I would argue that not only does Jaime's fate respect the evolution of his character over the previous seasons of the show, but that his evolution is what makes that fate the right and necessary one.
He's been in this situation before, after all; Cersei's situation is a mirror image of the Mad King's before opening the gates to Tywin Lannister. There's a vastly superior force outside the gates, there's a mad monarch, the life of someone he loves is threatened. Maybe that callback is an accident, but I really, really doubt it. I think it's entirely on purpose, and I think awareness of it colors Jaime's in-character response. And he responds by trying to save lives, rather than trying to take them. It's a quixotic, hopeless, suicidal response, and that's kind of the point: the old Jaime, the Jaime we met at the start of the series, would never in a million years have responded that way.
Jaime's done some terrible things, and he knows it.
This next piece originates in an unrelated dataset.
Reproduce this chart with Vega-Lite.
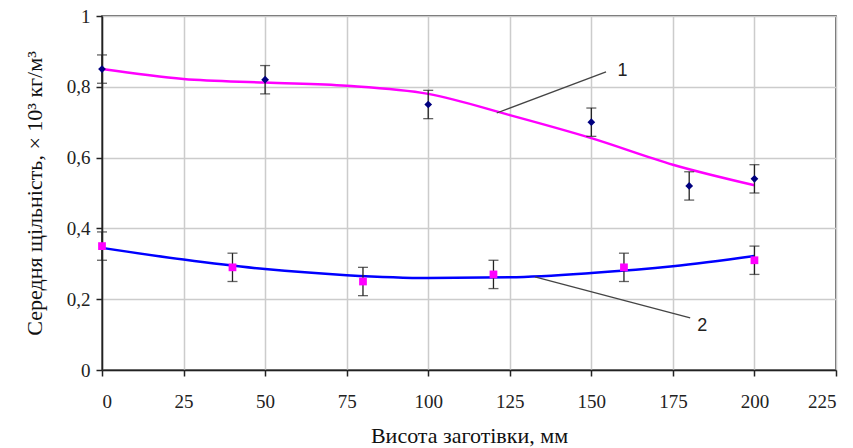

If he stays at Winterfell and waits for news of the city to fall, he's going to have to live with the knowledge that on top of all those terrible things, he not only betrayed the king he'd sworn to protect (no matter how justified it might have been), but also failed the woman he loves in her hour of greatest need (no matter how undeserving of that love she might be). Old Jaime could have lived with that, but the new Jaime would be destroyed by it, and he knows it.
He doesn't go to King's Landing for Cersei, he goes for himself and his own conscience, and the fact that he even has a conscience is evidence of how different he really is now. He goes because he needs to be able to tell himself that everything he's been through taught him something, that he wasn't just a weak, vain man entirely defined by his family and his fighting skill and worthless without them; and that when he was put to the test, he did the best he could no matter what it cost him -- just as Brienne, the catalyst of his transformation, would have in his shoes. The irony in the woman who loves him being the one whose example he follows into death is pretty delicious.
It's a wonderfully tragic end, and I'd argue that he is, in the end, redeemed by it. It's not a happy ending, but it is exactly the kind of bittersweet ending George Martin would write for a character like this.